**SUPPLIED INFORMATION**
>>
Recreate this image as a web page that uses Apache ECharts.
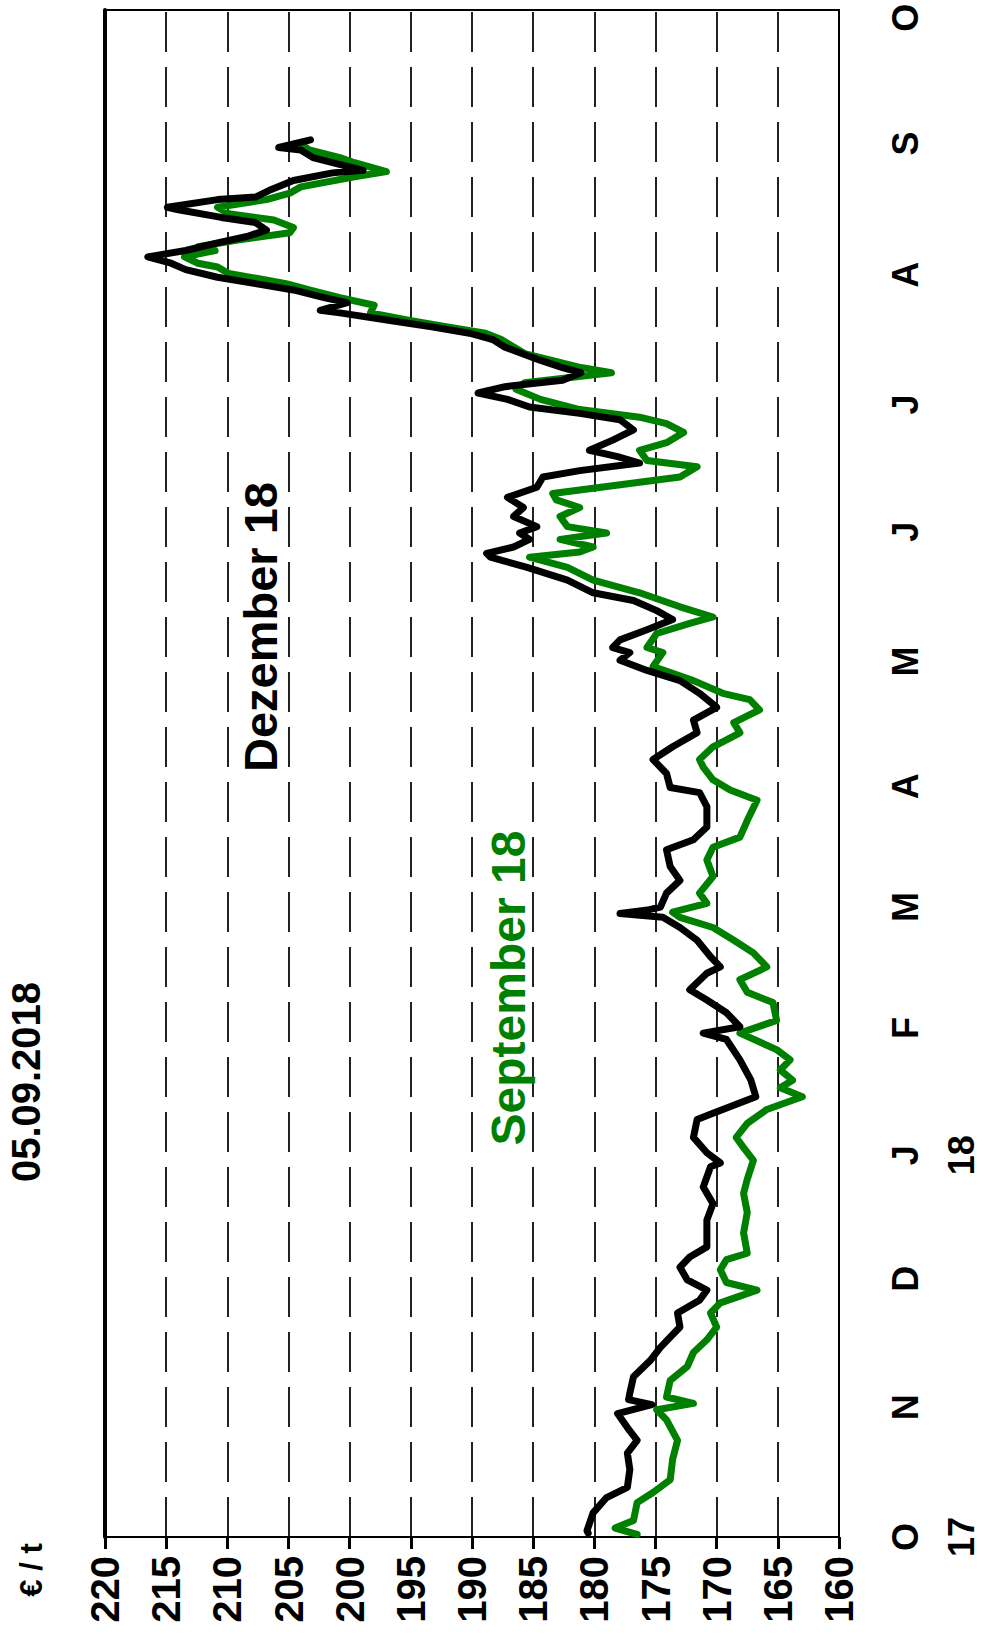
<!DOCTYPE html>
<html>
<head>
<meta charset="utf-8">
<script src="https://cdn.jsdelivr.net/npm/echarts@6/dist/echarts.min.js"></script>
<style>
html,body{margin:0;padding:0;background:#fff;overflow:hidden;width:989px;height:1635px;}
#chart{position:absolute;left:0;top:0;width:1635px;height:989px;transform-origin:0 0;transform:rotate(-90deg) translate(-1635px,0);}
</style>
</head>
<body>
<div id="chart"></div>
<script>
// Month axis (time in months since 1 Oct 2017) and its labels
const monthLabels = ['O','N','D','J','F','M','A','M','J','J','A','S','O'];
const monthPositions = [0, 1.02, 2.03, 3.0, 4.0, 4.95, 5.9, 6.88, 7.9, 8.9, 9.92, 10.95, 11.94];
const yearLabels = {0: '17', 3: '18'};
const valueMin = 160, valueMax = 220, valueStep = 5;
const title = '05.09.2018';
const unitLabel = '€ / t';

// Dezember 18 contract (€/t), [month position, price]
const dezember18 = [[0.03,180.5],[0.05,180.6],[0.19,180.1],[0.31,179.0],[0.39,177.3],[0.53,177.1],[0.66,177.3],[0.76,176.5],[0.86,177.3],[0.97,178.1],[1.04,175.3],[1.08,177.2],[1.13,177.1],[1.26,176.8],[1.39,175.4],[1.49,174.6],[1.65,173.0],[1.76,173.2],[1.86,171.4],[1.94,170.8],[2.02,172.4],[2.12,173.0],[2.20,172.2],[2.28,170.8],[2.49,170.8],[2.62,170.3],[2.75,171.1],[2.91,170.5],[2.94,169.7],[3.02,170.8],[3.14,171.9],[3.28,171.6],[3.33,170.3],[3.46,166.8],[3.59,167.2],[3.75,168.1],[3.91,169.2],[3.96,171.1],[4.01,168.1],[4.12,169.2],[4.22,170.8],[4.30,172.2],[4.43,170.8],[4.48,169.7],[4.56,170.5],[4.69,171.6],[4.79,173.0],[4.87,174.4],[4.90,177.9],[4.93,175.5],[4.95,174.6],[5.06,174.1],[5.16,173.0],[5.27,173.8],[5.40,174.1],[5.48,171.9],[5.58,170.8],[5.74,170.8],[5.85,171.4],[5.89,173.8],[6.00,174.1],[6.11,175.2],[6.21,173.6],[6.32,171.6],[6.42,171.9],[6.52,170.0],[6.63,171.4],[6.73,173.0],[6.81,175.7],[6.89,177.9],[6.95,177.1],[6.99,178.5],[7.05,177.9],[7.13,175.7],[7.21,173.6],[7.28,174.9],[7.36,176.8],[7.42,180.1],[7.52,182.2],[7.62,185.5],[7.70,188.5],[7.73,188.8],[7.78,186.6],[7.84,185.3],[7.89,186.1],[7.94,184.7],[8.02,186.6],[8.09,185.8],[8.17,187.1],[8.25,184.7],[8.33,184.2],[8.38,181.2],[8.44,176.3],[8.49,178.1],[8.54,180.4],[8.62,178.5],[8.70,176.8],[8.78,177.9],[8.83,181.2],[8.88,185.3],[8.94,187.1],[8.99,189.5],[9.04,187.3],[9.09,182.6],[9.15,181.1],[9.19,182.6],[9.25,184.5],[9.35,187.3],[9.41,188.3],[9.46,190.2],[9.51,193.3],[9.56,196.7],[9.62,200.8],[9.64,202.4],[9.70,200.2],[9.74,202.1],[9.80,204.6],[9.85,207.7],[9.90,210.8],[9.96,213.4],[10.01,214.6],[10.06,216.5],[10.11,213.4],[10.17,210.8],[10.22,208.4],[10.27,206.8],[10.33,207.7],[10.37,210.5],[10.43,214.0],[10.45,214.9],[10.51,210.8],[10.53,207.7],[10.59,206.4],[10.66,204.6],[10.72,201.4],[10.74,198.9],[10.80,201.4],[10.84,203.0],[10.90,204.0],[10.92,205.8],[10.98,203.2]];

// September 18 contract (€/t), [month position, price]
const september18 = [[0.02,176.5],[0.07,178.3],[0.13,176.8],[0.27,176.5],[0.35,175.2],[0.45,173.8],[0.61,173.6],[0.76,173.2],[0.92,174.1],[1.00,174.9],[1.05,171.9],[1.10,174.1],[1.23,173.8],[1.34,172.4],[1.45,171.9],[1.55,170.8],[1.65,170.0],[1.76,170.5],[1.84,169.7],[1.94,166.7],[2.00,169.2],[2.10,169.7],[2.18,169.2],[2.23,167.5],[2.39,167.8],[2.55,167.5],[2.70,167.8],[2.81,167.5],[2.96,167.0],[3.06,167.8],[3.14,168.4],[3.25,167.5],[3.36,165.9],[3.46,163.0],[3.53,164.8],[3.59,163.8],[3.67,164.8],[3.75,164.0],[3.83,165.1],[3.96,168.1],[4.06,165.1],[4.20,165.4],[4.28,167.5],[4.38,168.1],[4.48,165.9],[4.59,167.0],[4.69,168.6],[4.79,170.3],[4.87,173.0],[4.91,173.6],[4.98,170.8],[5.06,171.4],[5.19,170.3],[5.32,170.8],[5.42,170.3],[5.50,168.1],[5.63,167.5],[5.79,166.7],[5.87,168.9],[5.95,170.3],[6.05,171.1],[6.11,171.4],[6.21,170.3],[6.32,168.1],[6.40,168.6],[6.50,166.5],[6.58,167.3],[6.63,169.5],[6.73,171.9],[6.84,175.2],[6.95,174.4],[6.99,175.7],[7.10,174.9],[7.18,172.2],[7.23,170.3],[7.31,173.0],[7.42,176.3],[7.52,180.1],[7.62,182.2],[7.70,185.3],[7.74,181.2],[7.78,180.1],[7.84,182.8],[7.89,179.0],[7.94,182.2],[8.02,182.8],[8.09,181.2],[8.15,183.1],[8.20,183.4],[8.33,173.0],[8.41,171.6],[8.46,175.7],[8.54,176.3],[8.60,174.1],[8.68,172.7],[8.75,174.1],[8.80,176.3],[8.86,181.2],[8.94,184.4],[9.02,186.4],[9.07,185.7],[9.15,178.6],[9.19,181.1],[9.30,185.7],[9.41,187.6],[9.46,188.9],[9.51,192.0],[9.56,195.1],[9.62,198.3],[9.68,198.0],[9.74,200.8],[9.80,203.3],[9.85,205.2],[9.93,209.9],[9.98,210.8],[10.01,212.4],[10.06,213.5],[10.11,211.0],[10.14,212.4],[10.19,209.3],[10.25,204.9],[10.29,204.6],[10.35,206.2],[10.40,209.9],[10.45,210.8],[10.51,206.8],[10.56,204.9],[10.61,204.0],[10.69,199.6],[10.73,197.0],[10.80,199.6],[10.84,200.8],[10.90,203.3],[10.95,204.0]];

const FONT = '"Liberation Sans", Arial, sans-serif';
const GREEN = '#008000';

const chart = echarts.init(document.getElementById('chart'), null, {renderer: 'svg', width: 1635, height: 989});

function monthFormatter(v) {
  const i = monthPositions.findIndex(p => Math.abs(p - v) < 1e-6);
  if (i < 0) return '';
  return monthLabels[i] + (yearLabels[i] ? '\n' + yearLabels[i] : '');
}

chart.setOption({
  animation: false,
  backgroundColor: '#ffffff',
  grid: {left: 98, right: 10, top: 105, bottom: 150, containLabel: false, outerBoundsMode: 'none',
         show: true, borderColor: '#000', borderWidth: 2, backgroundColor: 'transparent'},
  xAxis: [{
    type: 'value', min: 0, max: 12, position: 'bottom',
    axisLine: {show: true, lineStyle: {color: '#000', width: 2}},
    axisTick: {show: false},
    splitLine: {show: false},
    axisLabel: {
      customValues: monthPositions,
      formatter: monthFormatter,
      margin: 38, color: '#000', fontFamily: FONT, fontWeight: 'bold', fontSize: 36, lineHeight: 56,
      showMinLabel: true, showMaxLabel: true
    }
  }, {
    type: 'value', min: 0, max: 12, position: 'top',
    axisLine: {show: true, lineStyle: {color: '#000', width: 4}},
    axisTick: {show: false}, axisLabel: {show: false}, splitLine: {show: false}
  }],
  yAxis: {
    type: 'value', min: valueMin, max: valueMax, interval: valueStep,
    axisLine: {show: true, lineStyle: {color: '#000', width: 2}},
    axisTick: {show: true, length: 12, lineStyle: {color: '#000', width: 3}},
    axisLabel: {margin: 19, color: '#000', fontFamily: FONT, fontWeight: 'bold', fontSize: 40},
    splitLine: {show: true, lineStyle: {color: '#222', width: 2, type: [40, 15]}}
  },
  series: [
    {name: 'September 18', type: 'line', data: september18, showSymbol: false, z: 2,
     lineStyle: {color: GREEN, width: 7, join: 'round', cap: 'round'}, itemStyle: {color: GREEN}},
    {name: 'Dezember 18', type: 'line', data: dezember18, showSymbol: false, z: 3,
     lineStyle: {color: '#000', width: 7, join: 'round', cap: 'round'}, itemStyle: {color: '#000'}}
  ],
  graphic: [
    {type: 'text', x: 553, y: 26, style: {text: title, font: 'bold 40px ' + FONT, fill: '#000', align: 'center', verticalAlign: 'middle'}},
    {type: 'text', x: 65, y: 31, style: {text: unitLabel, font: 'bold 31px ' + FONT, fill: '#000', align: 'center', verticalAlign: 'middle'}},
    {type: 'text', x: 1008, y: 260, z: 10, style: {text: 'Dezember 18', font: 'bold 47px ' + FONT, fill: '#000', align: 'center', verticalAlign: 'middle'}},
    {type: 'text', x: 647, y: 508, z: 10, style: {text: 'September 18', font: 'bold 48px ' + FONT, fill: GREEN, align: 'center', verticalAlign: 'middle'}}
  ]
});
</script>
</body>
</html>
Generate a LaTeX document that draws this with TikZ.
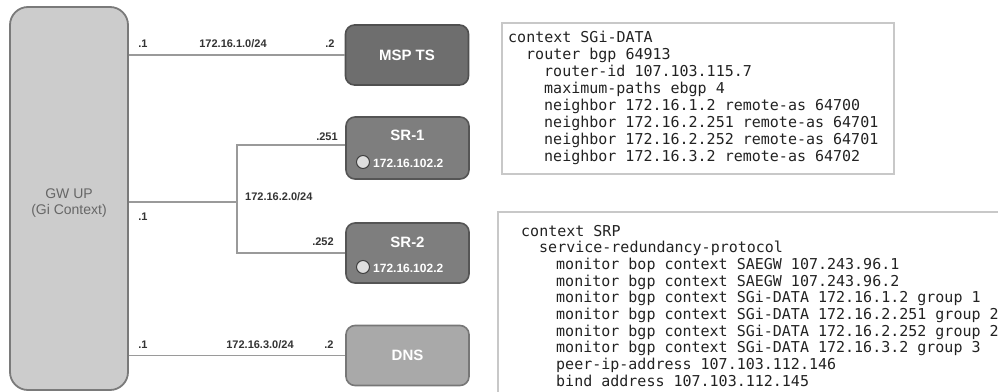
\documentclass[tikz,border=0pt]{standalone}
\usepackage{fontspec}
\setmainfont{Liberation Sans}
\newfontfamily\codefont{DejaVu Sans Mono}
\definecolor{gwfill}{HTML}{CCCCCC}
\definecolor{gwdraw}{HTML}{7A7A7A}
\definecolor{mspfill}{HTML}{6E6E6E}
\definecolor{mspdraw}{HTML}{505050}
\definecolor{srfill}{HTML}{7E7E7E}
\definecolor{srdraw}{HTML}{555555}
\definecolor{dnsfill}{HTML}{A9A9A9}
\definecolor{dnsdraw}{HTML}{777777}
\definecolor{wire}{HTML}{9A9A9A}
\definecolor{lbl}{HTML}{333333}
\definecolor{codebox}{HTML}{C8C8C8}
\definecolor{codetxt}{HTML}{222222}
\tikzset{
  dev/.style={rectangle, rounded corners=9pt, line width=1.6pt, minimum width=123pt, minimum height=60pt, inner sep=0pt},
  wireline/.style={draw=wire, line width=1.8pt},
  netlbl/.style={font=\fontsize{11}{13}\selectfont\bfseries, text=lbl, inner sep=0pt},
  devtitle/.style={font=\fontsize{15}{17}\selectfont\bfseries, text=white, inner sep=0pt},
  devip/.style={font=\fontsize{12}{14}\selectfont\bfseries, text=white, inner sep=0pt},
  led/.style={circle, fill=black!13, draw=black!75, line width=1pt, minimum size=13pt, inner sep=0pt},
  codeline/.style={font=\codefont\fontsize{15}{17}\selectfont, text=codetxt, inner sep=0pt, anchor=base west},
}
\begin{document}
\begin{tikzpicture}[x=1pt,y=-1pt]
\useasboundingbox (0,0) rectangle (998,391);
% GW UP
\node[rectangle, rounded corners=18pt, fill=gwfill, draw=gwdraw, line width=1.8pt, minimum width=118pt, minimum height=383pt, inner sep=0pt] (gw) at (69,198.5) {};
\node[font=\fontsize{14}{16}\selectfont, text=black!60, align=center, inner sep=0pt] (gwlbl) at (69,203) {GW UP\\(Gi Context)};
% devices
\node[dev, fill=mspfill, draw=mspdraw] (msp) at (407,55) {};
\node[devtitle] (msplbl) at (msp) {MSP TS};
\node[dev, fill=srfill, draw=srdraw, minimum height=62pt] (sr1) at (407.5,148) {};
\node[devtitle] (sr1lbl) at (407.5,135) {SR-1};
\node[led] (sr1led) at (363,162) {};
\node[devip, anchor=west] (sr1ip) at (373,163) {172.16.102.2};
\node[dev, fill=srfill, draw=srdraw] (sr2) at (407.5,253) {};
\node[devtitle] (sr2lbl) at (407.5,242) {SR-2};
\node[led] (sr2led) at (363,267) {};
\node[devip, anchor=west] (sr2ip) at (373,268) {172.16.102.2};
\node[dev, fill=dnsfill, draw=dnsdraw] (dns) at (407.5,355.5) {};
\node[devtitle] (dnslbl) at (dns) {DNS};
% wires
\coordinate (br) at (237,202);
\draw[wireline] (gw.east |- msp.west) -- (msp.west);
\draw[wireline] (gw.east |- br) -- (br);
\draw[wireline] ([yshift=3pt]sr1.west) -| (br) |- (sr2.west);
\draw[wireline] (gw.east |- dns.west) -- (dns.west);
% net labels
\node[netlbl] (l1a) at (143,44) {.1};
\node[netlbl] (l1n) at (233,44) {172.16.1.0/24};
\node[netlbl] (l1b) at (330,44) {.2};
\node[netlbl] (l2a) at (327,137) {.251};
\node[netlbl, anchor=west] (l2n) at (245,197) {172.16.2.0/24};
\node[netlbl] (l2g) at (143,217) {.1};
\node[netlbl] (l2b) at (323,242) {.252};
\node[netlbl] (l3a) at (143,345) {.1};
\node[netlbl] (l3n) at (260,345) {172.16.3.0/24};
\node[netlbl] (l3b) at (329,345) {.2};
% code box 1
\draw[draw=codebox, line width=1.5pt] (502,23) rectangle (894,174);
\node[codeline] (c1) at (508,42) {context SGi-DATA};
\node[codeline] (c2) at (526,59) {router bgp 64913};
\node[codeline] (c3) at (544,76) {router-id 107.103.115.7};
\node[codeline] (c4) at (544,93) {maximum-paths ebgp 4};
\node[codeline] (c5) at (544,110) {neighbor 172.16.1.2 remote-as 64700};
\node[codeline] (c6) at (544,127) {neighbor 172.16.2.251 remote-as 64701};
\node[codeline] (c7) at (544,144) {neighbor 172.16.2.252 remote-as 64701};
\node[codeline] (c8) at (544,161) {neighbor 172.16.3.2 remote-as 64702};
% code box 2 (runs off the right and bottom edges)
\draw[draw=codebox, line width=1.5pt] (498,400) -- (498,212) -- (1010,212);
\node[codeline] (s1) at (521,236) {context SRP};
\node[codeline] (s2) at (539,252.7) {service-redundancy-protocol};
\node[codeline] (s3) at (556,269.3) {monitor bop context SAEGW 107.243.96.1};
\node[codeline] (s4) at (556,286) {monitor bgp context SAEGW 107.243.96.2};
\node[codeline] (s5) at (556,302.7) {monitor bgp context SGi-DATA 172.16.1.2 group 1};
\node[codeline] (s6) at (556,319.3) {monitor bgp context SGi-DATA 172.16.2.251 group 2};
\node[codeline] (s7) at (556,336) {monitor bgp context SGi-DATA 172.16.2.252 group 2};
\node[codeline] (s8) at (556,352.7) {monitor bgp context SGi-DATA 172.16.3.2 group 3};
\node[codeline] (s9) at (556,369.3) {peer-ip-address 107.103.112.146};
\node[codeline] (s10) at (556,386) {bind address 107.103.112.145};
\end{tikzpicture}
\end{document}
<<
**DIRECTIVE**
Reproduce every line of the listing above in which the string "that" appears.

**SOLUTION TO THIS TASK**
Recreate this image as a web page that uses Apache ECharts.
Generate a LaTeX document that draws this with TikZ.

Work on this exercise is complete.